While working at Thomson Reuters I was part of the Search and navigation team and we had a number of reports created around the data being analyzed from the FAST search engine. The problem with analyzing the data was that the search phrase was often very long since it included the actual user string as well as system generated context information as well. Now the actual search string while not aggregated was still a Fact that was important but it was too long and occupied far too much space within the database tables. Typically a query phrase column would be 500 bytes on average, and for millions of queries being generated every day you can see how this is a problem. At the time we solved this problem by compressing the query phrase as part of the ETL process using .Net but with SQL 2016 we now are able to store data in compressed format directly using TSQL.
The COMPRESS command takes an input string and compresses it using Gzip algorithm into a binary representation.

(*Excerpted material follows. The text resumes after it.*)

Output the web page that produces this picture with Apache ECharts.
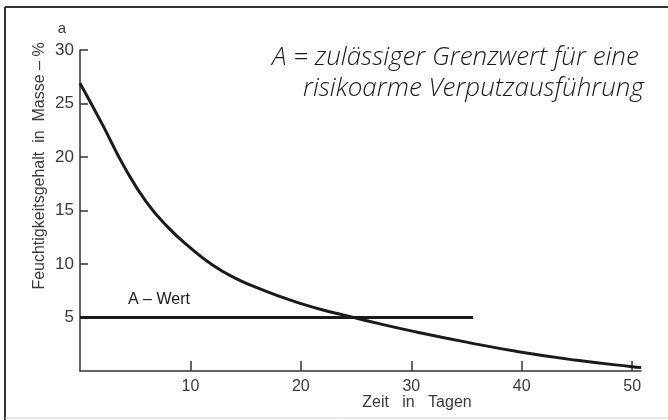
<!DOCTYPE html>
<html>
<head>
<meta charset="utf-8">
<script src="https://cdn.jsdelivr.net/npm/echarts@6/dist/echarts.min.js"></script>
<style>
html,body{margin:0;padding:0;background:#fff;}
#chart{width:668px;height:420px;}
</style>
</head>
<body>
<div id="chart"></div>
<script>
// Data
const days = [0, 2, 4, 6, 8, 10, 12, 14, 16, 18, 20, 22, 24, 27, 30, 35, 40, 45, 50, 50.8];
const moisture = [26.9, 23.1, 19.1, 15.8, 13.4, 11.5, 9.9, 8.7, 7.8, 7.0, 6.3, 5.7, 5.2, 4.45, 3.75, 2.7, 1.75, 1.0, 0.4, 0.33];
const aWertDays = [0, 35.6];
const aWertValues = [5, 5];
const xTickValues = [10, 20, 30, 40, 50];
const yTickValues = [5, 10, 15, 20, 25, 30];

const yAxisTitle = 'Feuchtigkeitsgehalt  in  Masse – %';
const xAxisTitle = 'Zeit   in   Tagen';
const noteLine1 = 'A = zulässiger Grenzwert für eine';
const noteLine2 = 'risikoarme Verputzausführung';
const aWertLabel = 'A – Wert';
const cornerLetter = 'a';

const curve = days.map((d, i) => [d, moisture[i]]);
const aLine = aWertDays.map((d, i) => [d, aWertValues[i]]);

const ink = '#1a1a1a';
const textCol = '#3a3a3a';
const fontFam = '"Liberation Sans", Arial, sans-serif';
const noteFont = 'italic 300 26px "Open Sans", sans-serif';

const chart = echarts.init(document.getElementById('chart'), null, {renderer: 'canvas'});
chart.setOption({
  animation: false,
  backgroundColor: '#ffffff',
  grid: {left: 80, right: 27, top: 50, bottom: 49, containLabel: false},
  xAxis: {
    type: 'value', min: 0, max: 50.8,
    axisLine: {show: true, lineStyle: {color: '#333', width: 1.5}},
    axisTick: {show: true, inside: true, length: 10, customValues: xTickValues, lineStyle: {color: '#333', width: 1.5}},
    axisLabel: {show: true, customValues: xTickValues, color: textCol, fontSize: 16, fontFamily: fontFam, margin: 8},
    splitLine: {show: false}
  },
  yAxis: {
    type: 'value', min: 0, max: 30, interval: 5,
    axisLine: {show: true, lineStyle: {color: '#333', width: 1.5}},
    axisTick: {show: true, inside: true, length: 8, customValues: yTickValues, lineStyle: {color: '#333', width: 1.5}},
    axisLabel: {show: true, customValues: yTickValues, color: textCol, fontSize: 17, fontFamily: fontFam, margin: 6},
    splitLine: {show: false}
  },
  series: [
    {
      type: 'line', data: curve, smooth: true, symbol: 'none', clip: false,
      lineStyle: {color: ink, width: 3}
    },
    {
      type: 'line', data: aLine, symbol: 'none',
      lineStyle: {color: ink, width: 3}
    }
  ],
  graphic: [
    {type: 'line', shape: {x1: 5, y1: 7, x2: 668, y2: 7}, style: {stroke: '#333', lineWidth: 2}, silent: true},
    {type: 'line', shape: {x1: 5, y1: 7, x2: 5, y2: 420}, style: {stroke: '#333', lineWidth: 2}, silent: true},
    {type: 'line', shape: {x1: 5, y1: 418, x2: 668, y2: 418}, style: {stroke: '#cfcfcf', lineWidth: 1}, silent: true},
    {type: 'text', x: 40, y: 166, rotation: Math.PI / 2,
      style: {text: yAxisTitle, fill: textCol, font: '16px ' + fontFam, align: 'center', verticalAlign: 'middle'}},
    {type: 'text', x: 62, y: 29,
      style: {text: cornerLetter, fill: textCol, font: '15px ' + fontFam, align: 'center', verticalAlign: 'middle'}},
    {type: 'text', x: 417, y: 403,
      style: {text: xAxisTitle, fill: textCol, font: '16px ' + fontFam, align: 'center', verticalAlign: 'middle'}},
    {type: 'text', x: 272, y: 58,
      style: {text: noteLine1, fill: ink, font: noteFont, align: 'left', verticalAlign: 'middle'}},
    {type: 'text', x: 303, y: 89,
      style: {text: noteLine2, fill: ink, font: noteFont, align: 'left', verticalAlign: 'middle'}},
    {type: 'text', x: 128, y: 300,
      style: {text: aWertLabel, fill: ink, font: '16px ' + fontFam, align: 'left', verticalAlign: 'middle'}}
  ]
});
</script>
</body>
</html>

The following datatypes are currently supported and since it covers some of the most frequently used datatypes I think we should be OK.
nvarchar(n), nvarchar(max), varchar(n), varchar(max), varbinary(n), varbinary(max), char(n), nchar(n), or binary(n)
I noticed that the space savings is proportional to the number of duplicates in the data, i.e. if the input string is highly unique the compression is still effective but not as great as you would expect. You will also see from the below screenshot that sometimes using compression isn’t saving space at all, e.g. in the first result set from the below screenshot the actual length of the string is 38 but the compressed varbinary output datalength is 58 bytes. You will also see that the compression algorithm does take into account leading and training spaces unlike the normal varchar nvarchar datatypes so a lot of spaces in your text isn’t going to ignored like it would normally.
declare @datasize varchar(max) = 'While working at TR I was part of the.'
select datalength(compress (@datasize)) as SizeOfcompressedString , LEN(@datasize) as LengthofString
The below table compares the compression benefits of Clustered ColumnStoreIndex, Page Compression , Heap and TSQL Compress statement ,in that order.
As you can see the ColumnStore index provides the best compression followed by the compress command and then Page level compression. The level of compression will depend on the data but it’s pretty obvious that the CS wins by a mile.
Here is the T-SQL used for the above chart
CREATE TABLE TestTbl_compress
( id int ,
-- Simulating random data with duplicates within the row and across columns
INSERT INTO TestTbl_compress
SELECT 1 , replicate(cast(newid() as varchar(50)),rand()*5)
-- Creating different versions of the test table , one for Clustered CS , one for Page Compression and one for T-SQL Compress Command
select id , Compress(textdata) as textdata into TSQLCompress_tbl from TestTbl_compress
-- DECOMPRESSING THE Compressed String
select Cast(DECOMPRESS(textdata) as varchar(1000)) from TSQLCompress_tbl
Searching on a compressed string is resource intensive as shown below
So when should you use the Compress function within T-SQL?
- When archiving data permanently such that it won’t be queried again
- When storing resumes or large word documents that do not need to be Full text indexed ( image files do not offer any significant compression and probably better off in File stream)
Simply put I would use the Compress feature when the data being queried is
- larger than 800 bytes ( just my own number)
- not frequently searched based on the compressed column
- contains a lot of redundancy within the data
- clustered columnstore index is not an option.